One thing that helped the decision was that I had always planned to help repeat commenters. If a commenter leaves multiple comments within the span of several hours or weeks there's no real need to force them to re-add their name and email. Basically, after someone adds a comment they are creating a relationship with the site, a relationship that is verified by their name/email combination. Any future comments would automatically fill with this information to help solidify that relationship.

So what if someone new comes along? I can't just trust them, can't just display their comment on the live site. They could be a spammer, adding more spammy links and spammy text and spamming up the discussion.

When a new relationship is created, a new name/email combination, that relationship is still there. So, after they submit their comment, I could show their comment only to them with a pending flag. Then they know that they aren't ignored, that their comment will show up as long as it's legit. Notifications won't get sent out until the relationship is verified. Once they are verified, though, it's open season.

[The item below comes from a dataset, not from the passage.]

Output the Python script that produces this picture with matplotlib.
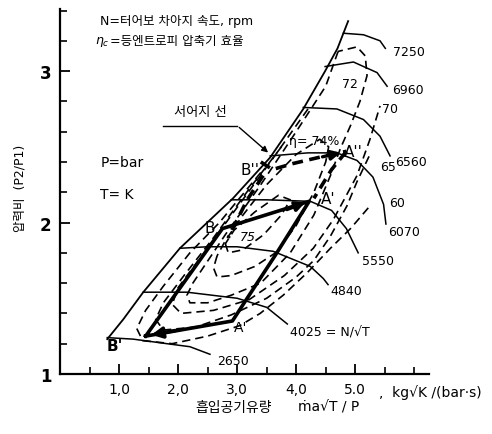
import numpy as np
import matplotlib.pyplot as plt
from matplotlib.ticker import MultipleLocator

plt.rcParams['font.family'] = ['DejaVu Sans', 'Noto Sans CJK KR']

# surge line
surge_x = [0.80, 1.07, 1.41, 2.03, 2.93, 3.56, 4.12, 4.49, 4.70, 4.88]
surge_y = [1.23, 1.36, 1.54, 1.83, 2.16, 2.43, 2.75, 3.00, 3.15, 3.33]

# constant speed lines (N/sqrt(T))
speed_labels = ['2650', '4025 = N/√T', '4840', '5550', '6070', '6560', '6960', '7250']
speed_x = [
    [0.80, 1.24, 1.81, 2.20, 2.54],
    [1.41, 2.15, 3.00, 3.50, 3.85],
    [2.03, 2.50, 3.00, 3.61, 4.24, 4.46, 4.54],
    [2.90, 3.50, 4.24, 4.60, 4.85, 5.05],
    [3.56, 4.20, 4.69, 5.03, 5.30, 5.48, 5.52],
    [4.12, 4.69, 5.14, 5.42, 5.59],
    [4.49, 4.97, 5.37, 5.54],
    [4.80, 5.14, 5.42, 5.51],
]
speed_y = [
    [1.24, 1.23, 1.20, 1.18, 1.13],
    [1.54, 1.54, 1.50, 1.44, 1.33],
    [1.83, 1.84, 1.84, 1.81, 1.71, 1.63, 1.59],
    [2.15, 2.15, 2.14, 2.08, 1.96, 1.80],
    [2.44, 2.46, 2.46, 2.41, 2.30, 2.12, 1.99],
    [2.76, 2.75, 2.68, 2.57, 2.44],
    [3.03, 3.06, 2.99, 2.90],
    [3.25, 3.24, 3.20, 3.15],
]
speed_lab_pos = [(2.66, 1.09), (3.90, 1.28), (4.58, 1.55), (5.12, 1.75),
                 (5.55, 1.94), (5.68, 2.40), (5.63, 2.88), (5.64, 3.13)]

# efficiency contours (dashed)
eff_labels = ['60', '65', '70', '72', '74', '75']
eff_x = [
    [3.40, 2.70, 2.20, 1.75, 1.45, 1.30, 1.40, 1.90, 2.50, 3.05, 3.39, 3.78, 4.19, 4.58, 4.92, 5.25],
    [3.75, 3.20, 2.60, 2.10, 1.75, 1.62, 1.75, 2.30, 2.90, 3.50, 4.00, 4.30, 4.58, 4.86, 5.03, 5.25],
    [4.20, 3.60, 3.00, 2.40, 2.00, 1.90, 2.05, 2.60, 3.20, 3.80, 4.29, 4.63, 5.03, 5.25, 5.42],
    [4.71, 4.50, 4.00, 3.40, 2.80, 2.25, 2.15, 2.20, 2.50, 2.90, 3.40, 3.90, 4.30, 4.58, 4.75, 4.92, 5.08, 5.20, 5.17, 5.03, 4.71],
    [2.66, 2.60, 2.66, 2.90, 3.30, 3.65, 4.00, 4.30, 4.50, 4.55, 4.40, 4.00, 3.50, 3.10, 2.80, 2.66],
    [2.80, 2.85, 3.10, 3.45, 3.75, 3.90, 3.70, 3.30, 2.95, 2.80],
]
eff_y = [
    [2.33, 2.00, 1.80, 1.58, 1.42, 1.30, 1.22, 1.20, 1.25, 1.32, 1.40, 1.52, 1.67, 1.83, 1.96, 2.11],
    [2.50, 2.22, 1.90, 1.65, 1.47, 1.36, 1.29, 1.31, 1.39, 1.50, 1.64, 1.75, 1.91, 2.11, 2.27, 2.45],
    [2.75, 2.42, 2.10, 1.78, 1.57, 1.46, 1.40, 1.42, 1.49, 1.65, 1.83, 2.02, 2.31, 2.55, 2.77],
    [3.13, 2.90, 2.60, 2.25, 1.92, 1.60, 1.52, 1.47, 1.47, 1.52, 1.60, 1.80, 2.05, 2.31, 2.49, 2.64, 2.80, 2.97, 3.10, 3.16, 3.13],
    [1.78, 1.70, 1.64, 1.65, 1.71, 1.80, 1.98, 2.20, 2.40, 2.50, 2.55, 2.45, 2.25, 2.05, 1.88, 1.78],
    [1.86, 1.80, 1.82, 1.92, 2.05, 2.15, 2.18, 2.07, 1.95, 1.86],
]

# operating paths
solid_x = [1.45, 2.75, 4.22, 3.64, 3.17, 2.92, 1.45]
solid_y = [1.25, 1.96, 2.14, 1.78, 1.50, 1.35, 1.25]
dash1_x = [3.40, 3.60, 3.95, 4.60, 4.85]
dash1_y = [2.40, 2.35, 2.39, 2.45, 2.47]
dash2_x = [3.44, 3.17, 2.85]
dash2_y = [2.31, 2.15, 1.90]
dash3_x = [4.85, 4.60, 4.30]
dash3_y = [2.47, 2.35, 2.16]

fig = plt.figure(figsize=(4.92, 4.35), dpi=100)
ax = fig.add_axes([0.122, 0.138, 0.75, 0.839])
ax.set_xlim(0, 6.25)
ax.set_ylim(1, 3.41)

for s in ['top', 'right']:
    ax.spines[s].set_visible(False)
for s in ['left', 'bottom']:
    ax.spines[s].set_linewidth(1.6)

ax.set_xticks([1, 2, 3, 4, 5])
ax.set_xticklabels(['1,0', '2,0', '3,0', '4,0', '5.0'], fontsize=10)
ax.set_yticks([1, 2, 3])
ax.set_yticklabels(['1', '2', '3'], fontsize=12, fontweight='bold')
ax.xaxis.set_minor_locator(MultipleLocator(0.5))
ax.yaxis.set_minor_locator(MultipleLocator(0.2))
ax.tick_params(which='major', direction='in', length=7, width=1.3, pad=6)
ax.tick_params(which='minor', direction='in', length=5, width=1.2)
ax.text(5.4, 0.885, ',  kg√K /(bar·s)', fontsize=10, va='center', clip_on=False)

# map lines
ax.plot(surge_x, surge_y, color='k', lw=1.3)
for xs, ys, lab, pos in zip(speed_x, speed_y, speed_labels, speed_lab_pos):
    ax.plot(xs, ys, color='k', lw=1.1)
    ax.text(pos[0], pos[1], lab, fontsize=9, va='center', ha='left')

for xs, ys in zip(eff_x, eff_y):
    ax.plot(xs, ys, color='k', lw=1.2, linestyle=(0, (5, 3)))

ax.text(5.45, 2.75, '70', fontsize=9, va='center')
ax.text(5.43, 2.37, '65', fontsize=9, va='center')
ax.text(5.58, 2.13, '60', fontsize=9, va='center')
ax.text(4.78, 2.92, '72', fontsize=9, va='center')
ax.text(3.05, 1.91, '75', fontsize=9, va='center', style='italic')
ax.text(3.88, 2.54, 'η= 74%', fontsize=9, va='center')

# operating lines
ax.plot(solid_x, solid_y, color='k', lw=2.6, solid_joinstyle='round')
for xs, ys in [(dash1_x, dash1_y), (dash2_x, dash2_y), (dash3_x, dash3_y)]:
    ax.plot(xs, ys, color='k', lw=2.6, linestyle=(0, (3, 1.8)))
ax.annotate('', xy=(1.50, 1.255), xytext=(2.0, 1.29),
            arrowprops=dict(arrowstyle='-|>', color='k', lw=2.6, mutation_scale=16))
ax.annotate('', xy=(4.2, 2.14), xytext=(3.8, 2.08),
            arrowprops=dict(arrowstyle='-|>', color='k', lw=2.6, mutation_scale=14))
ax.annotate('', xy=(4.80, 2.465), xytext=(4.4, 2.43),
            arrowprops=dict(arrowstyle='-|>', color='k', lw=2.4, mutation_scale=14))

ax.text(2.54, 1.97, 'B', fontsize=11, ha='center', va='center')
ax.text(3.22, 2.35, "B''", fontsize=11, ha='center', va='center')
ax.text(4.55, 2.16, "A'", fontsize=11, ha='center', va='center')
ax.text(4.97, 2.47, "A''", fontsize=11, ha='center', va='center')
ax.text(3.05, 1.31, "A'", fontsize=10, ha='center', va='center')
ax.text(0.92, 1.19, "B'", fontsize=11, ha='center', va='center', fontweight='bold')

ax.text(0.68, 2.40, 'P=bar', fontsize=10, va='center')
ax.text(0.68, 2.19, 'T= K', fontsize=10, va='center')

# surge label with leader
ax.text(2.37, 2.73, '서어지 선', fontsize=9.5, ha='center', va='center')
ax.plot([1.75, 3.0], [2.64, 2.64], color='k', lw=1.0)
ax.annotate('', xy=(3.56, 2.45), xytext=(3.0, 2.64),
            arrowprops=dict(arrowstyle='-|>', color='k', lw=1.0, mutation_scale=9))

fig.text(100 / 492, 1 - 22 / 435, 'N=터어보 차아지 속도, rpm', fontsize=9, va='center')
fig.text(95 / 492, 1 - 42 / 435, r'$\eta_c$', fontsize=9, va='center')
fig.text(110 / 492, 1 - 42 / 435, '=등엔트로피 압축기 효율', fontsize=9, va='center')
fig.text(20 / 492, 1 - 188 / 435, '압력비  (P2/P1)', fontsize=9, rotation=90,
         ha='center', va='center')
fig.text(195 / 492, 1 - 408 / 435, '흡입공기유량', fontsize=10, va='center')
fig.text(298 / 492, 1 - 408 / 435, 'ṁa√T / P', fontsize=10, va='center')

fig.savefig('out.png', dpi=100)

They're part of the cool kids club.

To lay things out a different way…

  1. USER goes to add a new comment

  2. if (USER has added a comment before)

  3. autofill comment form with USER data

  4. USER submits a comment (and all required fields check out)

  5. USER relationship is created with site

  6. if (USER is a trusted commenter)

  7. comment is added and displayed for all to see

  8. notifications are sent out to appropriate people

  9. else

  10. comment is added but only displayed to USER

  11. no notifications are sent out

  12. JACOB needs to go and approve comment before public

  13. ???

  14. PROFIT :)

This fix isn't complete yet. I still need to add a better approval process. Ideally the new commenter would be notified when/if their comment is approved so that they can fill warm and fuzzy inside. Also, notifications should be sent out when new comments are approved to previous commenters. Future enhancements.

Oh, and I didn't remove honeypot. It's still blocking a huge majority of the spam. Less comments for me to go through and reject.

So what does this mean for commenters? Some people may see a delay in their comment showing up. Otherwise, nothing. Trusted commenters, which account for a huge majority of the comments on the blog, will see no change outside of less spam. Not too shabby of a fix at all.